● **Objective**
Only the pictures are omitted; repeat all other data exactly.

● **Provided records**
'''

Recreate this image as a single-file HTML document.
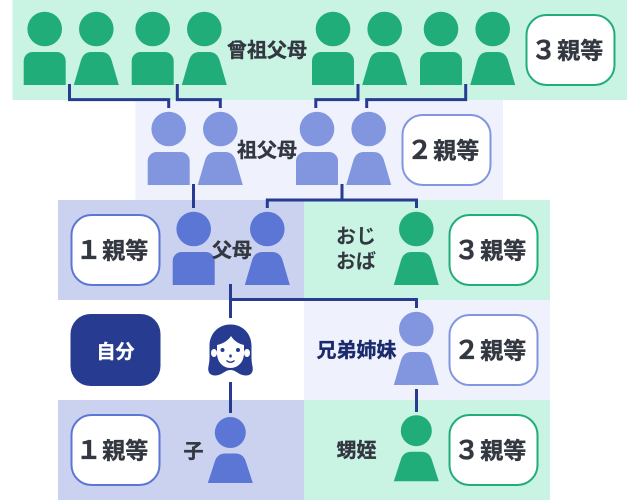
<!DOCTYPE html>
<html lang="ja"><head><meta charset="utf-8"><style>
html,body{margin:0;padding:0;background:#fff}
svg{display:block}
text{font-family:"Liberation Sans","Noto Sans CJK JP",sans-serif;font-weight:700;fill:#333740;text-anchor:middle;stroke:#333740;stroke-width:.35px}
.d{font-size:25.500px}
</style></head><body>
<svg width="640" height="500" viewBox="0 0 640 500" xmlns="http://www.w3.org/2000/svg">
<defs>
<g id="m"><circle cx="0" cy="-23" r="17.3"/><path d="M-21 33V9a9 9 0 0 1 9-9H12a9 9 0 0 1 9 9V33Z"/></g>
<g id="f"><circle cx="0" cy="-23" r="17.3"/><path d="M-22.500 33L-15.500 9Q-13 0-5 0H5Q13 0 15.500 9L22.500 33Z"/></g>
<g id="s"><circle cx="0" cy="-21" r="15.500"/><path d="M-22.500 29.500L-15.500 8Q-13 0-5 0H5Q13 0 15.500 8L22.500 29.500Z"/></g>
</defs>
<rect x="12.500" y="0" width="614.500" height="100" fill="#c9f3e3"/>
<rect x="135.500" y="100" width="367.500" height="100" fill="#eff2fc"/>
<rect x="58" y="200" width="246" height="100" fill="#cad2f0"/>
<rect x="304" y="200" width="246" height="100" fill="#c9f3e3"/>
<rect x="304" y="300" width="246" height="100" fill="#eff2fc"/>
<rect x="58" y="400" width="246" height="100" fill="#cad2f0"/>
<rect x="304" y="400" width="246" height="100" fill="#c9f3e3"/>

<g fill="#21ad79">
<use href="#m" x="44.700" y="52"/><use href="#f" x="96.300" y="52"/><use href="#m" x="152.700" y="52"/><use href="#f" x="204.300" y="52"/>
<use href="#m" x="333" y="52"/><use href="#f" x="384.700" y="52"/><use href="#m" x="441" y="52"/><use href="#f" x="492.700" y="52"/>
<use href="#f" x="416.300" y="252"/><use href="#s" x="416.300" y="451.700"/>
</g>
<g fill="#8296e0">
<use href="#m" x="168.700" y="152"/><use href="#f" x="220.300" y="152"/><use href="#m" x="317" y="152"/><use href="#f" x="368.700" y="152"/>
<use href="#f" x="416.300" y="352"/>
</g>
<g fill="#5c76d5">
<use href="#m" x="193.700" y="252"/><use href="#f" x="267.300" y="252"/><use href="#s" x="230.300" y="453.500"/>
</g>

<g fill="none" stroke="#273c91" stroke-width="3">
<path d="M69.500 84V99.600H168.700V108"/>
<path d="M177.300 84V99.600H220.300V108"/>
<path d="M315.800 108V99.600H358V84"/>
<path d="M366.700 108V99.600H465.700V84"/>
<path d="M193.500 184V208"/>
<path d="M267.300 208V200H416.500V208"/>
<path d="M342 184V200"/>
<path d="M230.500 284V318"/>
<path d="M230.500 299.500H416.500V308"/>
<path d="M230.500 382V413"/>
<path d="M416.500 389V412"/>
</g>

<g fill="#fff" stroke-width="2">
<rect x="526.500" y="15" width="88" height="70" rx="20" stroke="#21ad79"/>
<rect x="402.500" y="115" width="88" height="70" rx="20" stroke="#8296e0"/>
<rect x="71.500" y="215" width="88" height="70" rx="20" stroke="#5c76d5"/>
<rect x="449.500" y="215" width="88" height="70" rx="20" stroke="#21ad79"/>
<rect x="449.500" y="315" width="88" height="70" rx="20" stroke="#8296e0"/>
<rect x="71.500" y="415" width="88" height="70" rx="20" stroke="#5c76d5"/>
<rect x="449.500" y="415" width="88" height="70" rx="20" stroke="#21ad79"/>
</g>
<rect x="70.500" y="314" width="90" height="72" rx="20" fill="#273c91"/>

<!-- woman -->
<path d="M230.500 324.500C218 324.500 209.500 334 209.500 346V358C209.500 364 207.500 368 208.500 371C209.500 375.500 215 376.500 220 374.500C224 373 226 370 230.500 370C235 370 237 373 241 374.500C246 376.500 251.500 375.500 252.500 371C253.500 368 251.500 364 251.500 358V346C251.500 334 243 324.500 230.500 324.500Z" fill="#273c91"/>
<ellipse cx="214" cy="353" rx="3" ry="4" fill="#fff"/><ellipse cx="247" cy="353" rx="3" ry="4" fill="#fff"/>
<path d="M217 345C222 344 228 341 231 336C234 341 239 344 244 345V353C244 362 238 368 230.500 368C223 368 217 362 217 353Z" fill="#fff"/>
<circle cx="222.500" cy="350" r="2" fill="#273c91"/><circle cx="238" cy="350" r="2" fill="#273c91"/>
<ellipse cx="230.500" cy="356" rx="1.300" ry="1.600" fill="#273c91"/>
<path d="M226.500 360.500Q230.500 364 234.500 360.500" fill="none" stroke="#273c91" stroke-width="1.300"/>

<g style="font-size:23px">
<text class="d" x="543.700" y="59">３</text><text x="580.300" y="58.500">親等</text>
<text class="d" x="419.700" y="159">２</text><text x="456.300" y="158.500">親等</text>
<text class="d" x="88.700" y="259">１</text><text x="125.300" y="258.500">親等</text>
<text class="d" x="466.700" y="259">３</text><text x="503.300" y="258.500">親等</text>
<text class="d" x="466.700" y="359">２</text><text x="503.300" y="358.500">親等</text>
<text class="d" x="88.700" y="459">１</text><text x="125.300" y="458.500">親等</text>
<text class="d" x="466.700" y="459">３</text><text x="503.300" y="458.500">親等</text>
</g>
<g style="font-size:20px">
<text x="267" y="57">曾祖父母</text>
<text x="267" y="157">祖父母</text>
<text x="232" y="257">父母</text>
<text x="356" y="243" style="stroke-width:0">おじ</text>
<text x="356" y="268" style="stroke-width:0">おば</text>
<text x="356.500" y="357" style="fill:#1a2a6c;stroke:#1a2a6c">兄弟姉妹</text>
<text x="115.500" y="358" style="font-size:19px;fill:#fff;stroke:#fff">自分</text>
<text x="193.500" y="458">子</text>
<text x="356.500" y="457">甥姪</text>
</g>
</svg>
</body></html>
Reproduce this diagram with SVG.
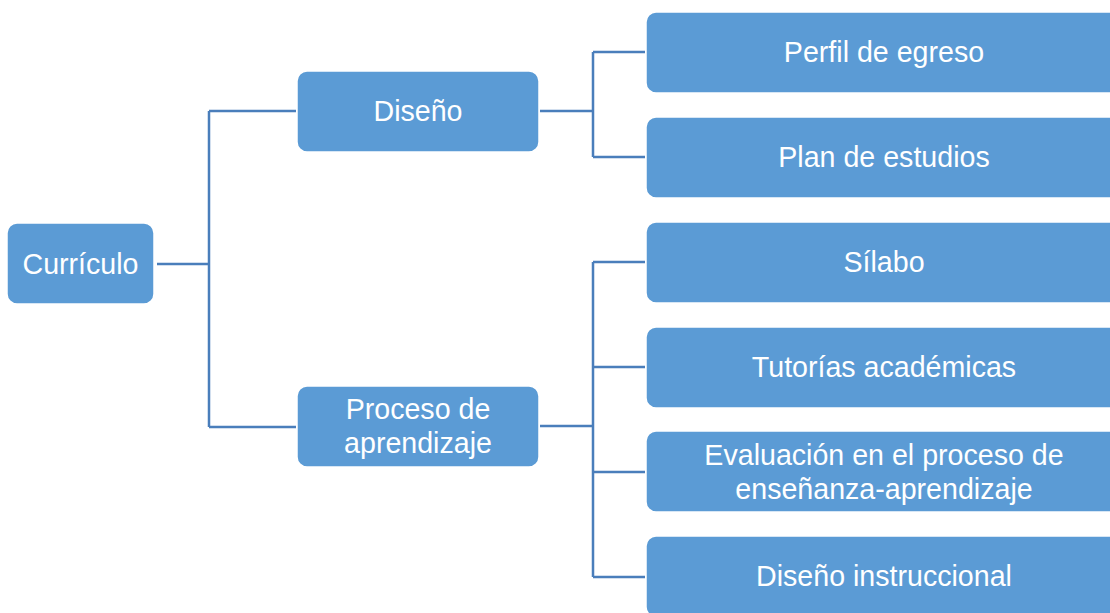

'''

● **Exercise response**
Recreate this image as a single-file HTML document.
<!DOCTYPE html>
<html lang="ja"><head><meta charset="utf-8"><style>
html,body{margin:0;padding:0;background:#fff}
svg{display:block}
text{font-family:"Liberation Sans","Noto Sans CJK JP",sans-serif;font-weight:700;fill:#333740;text-anchor:middle;stroke:#333740;stroke-width:.35px}
.d{font-size:25.500px}
</style></head><body>
<svg width="640" height="500" viewBox="0 0 640 500" xmlns="http://www.w3.org/2000/svg">
<defs>
<g id="m"><circle cx="0" cy="-23" r="17.3"/><path d="M-21 33V9a9 9 0 0 1 9-9H12a9 9 0 0 1 9 9V33Z"/></g>
<g id="f"><circle cx="0" cy="-23" r="17.3"/><path d="M-22.500 33L-15.500 9Q-13 0-5 0H5Q13 0 15.500 9L22.500 33Z"/></g>
<g id="s"><circle cx="0" cy="-21" r="15.500"/><path d="M-22.500 29.500L-15.500 8Q-13 0-5 0H5Q13 0 15.500 8L22.500 29.500Z"/></g>
</defs>
<rect x="12.500" y="0" width="614.500" height="100" fill="#c9f3e3"/>
<rect x="135.500" y="100" width="367.500" height="100" fill="#eff2fc"/>
<rect x="58" y="200" width="246" height="100" fill="#cad2f0"/>
<rect x="304" y="200" width="246" height="100" fill="#c9f3e3"/>
<rect x="304" y="300" width="246" height="100" fill="#eff2fc"/>
<rect x="58" y="400" width="246" height="100" fill="#cad2f0"/>
<rect x="304" y="400" width="246" height="100" fill="#c9f3e3"/>

<g fill="#21ad79">
<use href="#m" x="44.700" y="52"/><use href="#f" x="96.300" y="52"/><use href="#m" x="152.700" y="52"/><use href="#f" x="204.300" y="52"/>
<use href="#m" x="333" y="52"/><use href="#f" x="384.700" y="52"/><use href="#m" x="441" y="52"/><use href="#f" x="492.700" y="52"/>
<use href="#f" x="416.300" y="252"/><use href="#s" x="416.300" y="451.700"/>
</g>
<g fill="#8296e0">
<use href="#m" x="168.700" y="152"/><use href="#f" x="220.300" y="152"/><use href="#m" x="317" y="152"/><use href="#f" x="368.700" y="152"/>
<use href="#f" x="416.300" y="352"/>
</g>
<g fill="#5c76d5">
<use href="#m" x="193.700" y="252"/><use href="#f" x="267.300" y="252"/><use href="#s" x="230.300" y="453.500"/>
</g>

<g fill="none" stroke="#273c91" stroke-width="3">
<path d="M69.500 84V99.600H168.700V108"/>
<path d="M177.300 84V99.600H220.300V108"/>
<path d="M315.800 108V99.600H358V84"/>
<path d="M366.700 108V99.600H465.700V84"/>
<path d="M193.500 184V208"/>
<path d="M267.300 208V200H416.500V208"/>
<path d="M342 184V200"/>
<path d="M230.500 284V318"/>
<path d="M230.500 299.500H416.500V308"/>
<path d="M230.500 382V413"/>
<path d="M416.500 389V412"/>
</g>

<g fill="#fff" stroke-width="2">
<rect x="526.500" y="15" width="88" height="70" rx="20" stroke="#21ad79"/>
<rect x="402.500" y="115" width="88" height="70" rx="20" stroke="#8296e0"/>
<rect x="71.500" y="215" width="88" height="70" rx="20" stroke="#5c76d5"/>
<rect x="449.500" y="215" width="88" height="70" rx="20" stroke="#21ad79"/>
<rect x="449.500" y="315" width="88" height="70" rx="20" stroke="#8296e0"/>
<rect x="71.500" y="415" width="88" height="70" rx="20" stroke="#5c76d5"/>
<rect x="449.500" y="415" width="88" height="70" rx="20" stroke="#21ad79"/>
</g>
<rect x="70.500" y="314" width="90" height="72" rx="20" fill="#273c91"/>

<!-- woman -->
<path d="M230.500 324.500C218 324.500 209.500 334 209.500 346V358C209.500 364 207.500 368 208.500 371C209.500 375.500 215 376.500 220 374.500C224 373 226 370 230.500 370C235 370 237 373 241 374.500C246 376.500 251.500 375.500 252.500 371C253.500 368 251.500 364 251.500 358V346C251.500 334 243 324.500 230.500 324.500Z" fill="#273c91"/>
<ellipse cx="214" cy="353" rx="3" ry="4" fill="#fff"/><ellipse cx="247" cy="353" rx="3" ry="4" fill="#fff"/>
<path d="M217 345C222 344 228 341 231 336C234 341 239 344 244 345V353C244 362 238 368 230.500 368C223 368 217 362 217 353Z" fill="#fff"/>
<circle cx="222.500" cy="350" r="2" fill="#273c91"/><circle cx="238" cy="350" r="2" fill="#273c91"/>
<ellipse cx="230.500" cy="356" rx="1.300" ry="1.600" fill="#273c91"/>
<path d="M226.500 360.500Q230.500 364 234.500 360.500" fill="none" stroke="#273c91" stroke-width="1.300"/>

<g style="font-size:23px">
<text class="d" x="543.700" y="59">３</text><text x="580.300" y="58.500">親等</text>
<text class="d" x="419.700" y="159">２</text><text x="456.300" y="158.500">親等</text>
<text class="d" x="88.700" y="259">１</text><text x="125.300" y="258.500">親等</text>
<text class="d" x="466.700" y="259">３</text><text x="503.300" y="258.500">親等</text>
<text class="d" x="466.700" y="359">２</text><text x="503.300" y="358.500">親等</text>
<text class="d" x="88.700" y="459">１</text><text x="125.300" y="458.500">親等</text>
<text class="d" x="466.700" y="459">３</text><text x="503.300" y="458.500">親等</text>
</g>
<g style="font-size:20px">
<text x="267" y="57">曾祖父母</text>
<text x="267" y="157">祖父母</text>
<text x="232" y="257">父母</text>
<text x="356" y="243" style="stroke-width:0">おじ</text>
<text x="356" y="268" style="stroke-width:0">おば</text>
<text x="356.500" y="357" style="fill:#1a2a6c;stroke:#1a2a6c">兄弟姉妹</text>
<text x="115.500" y="358" style="font-size:19px;fill:#fff;stroke:#fff">自分</text>
<text x="193.500" y="458">子</text>
<text x="356.500" y="457">甥姪</text>
</g>
</svg>
</body></html>
Reproduce this diagram with SVG.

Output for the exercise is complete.